The lorry was stopped at Holyhead in Anglesey as its driver attempted to board a ferry to Dublin.
Christopher Rigg, aged 52, of no fixed address, Wayne Sudbury, aged 40, from Crosby in Merseyside, and Artur Jaku-Graham, aged 32, of no fixed address, were jailed for 10 years nine months, 10 years eight months, and six years respectively at Liverpool Crown Court.
All three had pleaded guilty to drugs offences at an earlier hearing.
The gang were found with 30 kilograms of cocaine, 45 kilograms of cannabis, 15 kilograms of MDMA and two kilograms of ketamine following an investigation by the joint National Crime Agency and Metropolitan Police’s Organised Crime Partnership (OCP).
Adrian Reginald Crofts

A window cleaner who dealt in cocaine has been jailed for a total of three years and 10 months.

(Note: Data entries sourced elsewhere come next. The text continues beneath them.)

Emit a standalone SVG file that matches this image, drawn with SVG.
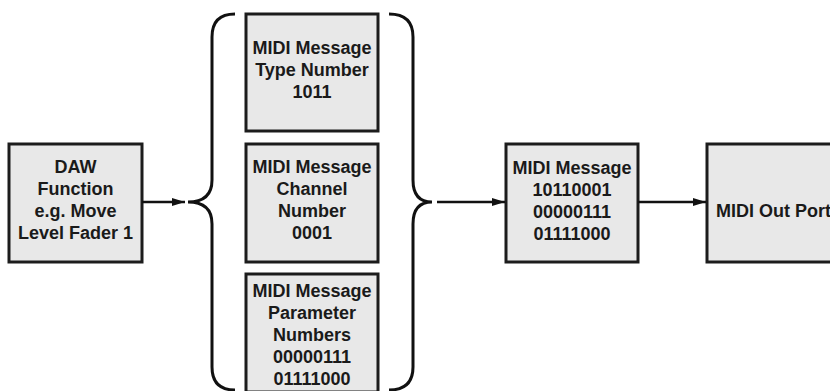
<svg xmlns="http://www.w3.org/2000/svg" width="830" height="391" viewBox="0 0 830 391">
  <style>
    .box { fill: #e8e8e8; stroke: #1c1c1c; stroke-width: 3; }
    .lbl { font-family: "Liberation Sans", Arial, sans-serif; font-weight: bold; font-size: 18px; fill: #1a1a1a; text-anchor: middle; }
    .wire { fill: none; stroke: #111; stroke-width: 2.5; }
    .brace { fill: none; stroke: #111; stroke-width: 3; }
  </style>
  <defs>
    <marker id="arrow" viewBox="0 0 13 8" refX="13" refY="4" markerWidth="13" markerHeight="8" markerUnits="userSpaceOnUse" orient="auto">
      <path d="M0,0 L13,4 L0,8 Z" fill="#111"/>
    </marker>
  </defs>
  <rect width="830" height="391" fill="#ffffff"/>

  <g id="daw-function">
    <rect class="box" x="9" y="144" width="133" height="118"/>
    <text class="lbl" x="75.5" y="173">DAW</text>
    <text class="lbl" x="75.5" y="195">Function</text>
    <text class="lbl" x="75.5" y="217">e.g. Move</text>
    <text class="lbl" x="75.5" y="239">Level Fader 1</text>
  </g>

  <g id="type-number">
    <rect class="box" x="246" y="14" width="132" height="117"/>
    <text class="lbl" x="312" y="54">MIDI Message</text>
    <text class="lbl" x="312" y="76">Type Number</text>
    <text class="lbl" x="312" y="98">1011</text>
  </g>

  <g id="channel-number">
    <rect class="box" x="246" y="144" width="132" height="118"/>
    <text class="lbl" x="312" y="173">MIDI Message</text>
    <text class="lbl" x="312" y="195">Channel</text>
    <text class="lbl" x="312" y="217">Number</text>
    <text class="lbl" x="312" y="239">0001</text>
  </g>

  <g id="parameter-numbers">
    <rect class="box" x="246" y="274" width="132" height="118"/>
    <text class="lbl" x="312" y="297">MIDI Message</text>
    <text class="lbl" x="312" y="319">Parameter</text>
    <text class="lbl" x="312" y="341">Numbers</text>
    <text class="lbl" x="312" y="363">00000111</text>
    <text class="lbl" x="312" y="385">01111000</text>
  </g>

  <g id="midi-message">
    <rect class="box" x="506" y="144" width="132" height="118"/>
    <text class="lbl" x="572" y="174">MIDI Message</text>
    <text class="lbl" x="572" y="196">10110001</text>
    <text class="lbl" x="572" y="218">00000111</text>
    <text class="lbl" x="572" y="240">01111000</text>
  </g>

  <g id="midi-out-port">
    <rect class="box" x="707" y="144" width="133" height="118"/>
    <text class="lbl" x="773.5" y="217">MIDI Out Port</text>
  </g>

  <g id="connectors">
    <path class="brace" d="M235,14 Q212,14 212,37 V180 Q212,202 188,202 Q212,202 212,224 V367 Q212,390 235,390"/>
    <path class="brace" d="M389,14 Q413,14 413,37 V180 Q413,202 432,202 Q413,202 413,224 V367 Q413,390 389,390"/>
    <line class="wire" x1="142" y1="202" x2="185" y2="202" marker-end="url(#arrow)"/>
    <line class="wire" x1="437" y1="202" x2="505" y2="202" marker-end="url(#arrow)"/>
    <line class="wire" x1="638" y1="202" x2="706" y2="202" marker-end="url(#arrow)"/>
  </g>
</svg>
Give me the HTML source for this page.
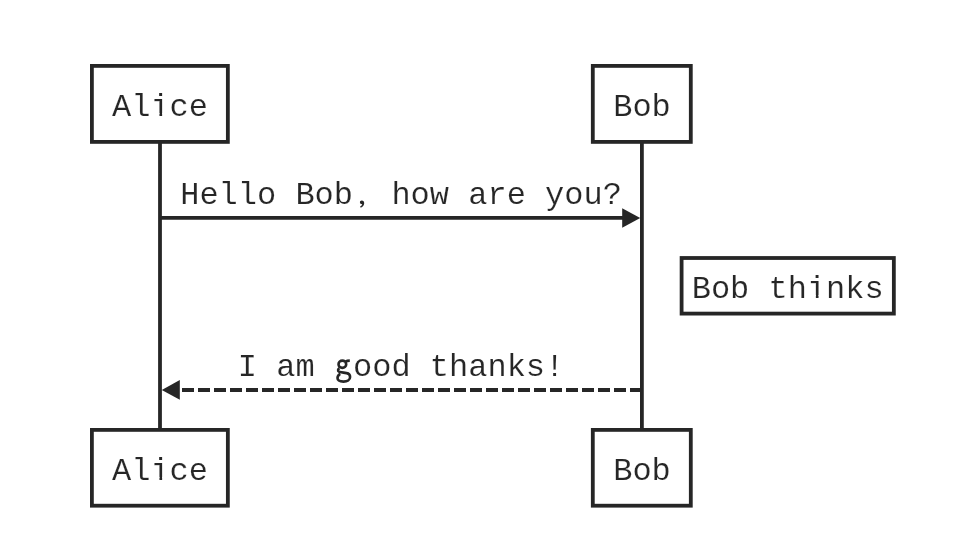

Defendant Adrian Reginald Crofts was found in possession of cocaine when police executed a search warrant at his home in Bryn Mawr Road, Holywell, back in October, 2017.
Judge Rhys Rowlands, who said the delays in the case were unacceptable, was told Crofts was a window cleaner who rarely used banks and he claimed £3,000 in cash found by police in his bedroom was from his income.
But inquiries showed he had declared £43,000 to Revenue and Customs from the window cleaning business.
Crofts admitted possessing cocaine with intent to supply at an earlier occasion and today he changed his pleas and admitted being concerned in the supply of both cocaine and cannabis between July and October 2017, based on text messages found on his mobile phone - for which he was due to go on trial in April.
He also admitted possessing the £3,000 as criminal property.
Shane Roberts

A homeless man activated a 90-day suspended jail term after stealing £17.50 worth of cheese strings.
Shane Roberts, 22, who had been living in a Travelodge at Holyhead, received an extra seven days on top of the sentence for the theft at Llangefni on December 19, after ignoring a ban on him entering Asda stores.
Prosecutor Diane Williams at Llandudno Magistrates Court said he had received the suspended sentence nine days earlier.
Bethan Williams, defending, said Roberts had mental health difficulties and had been homeless, hungry and without money.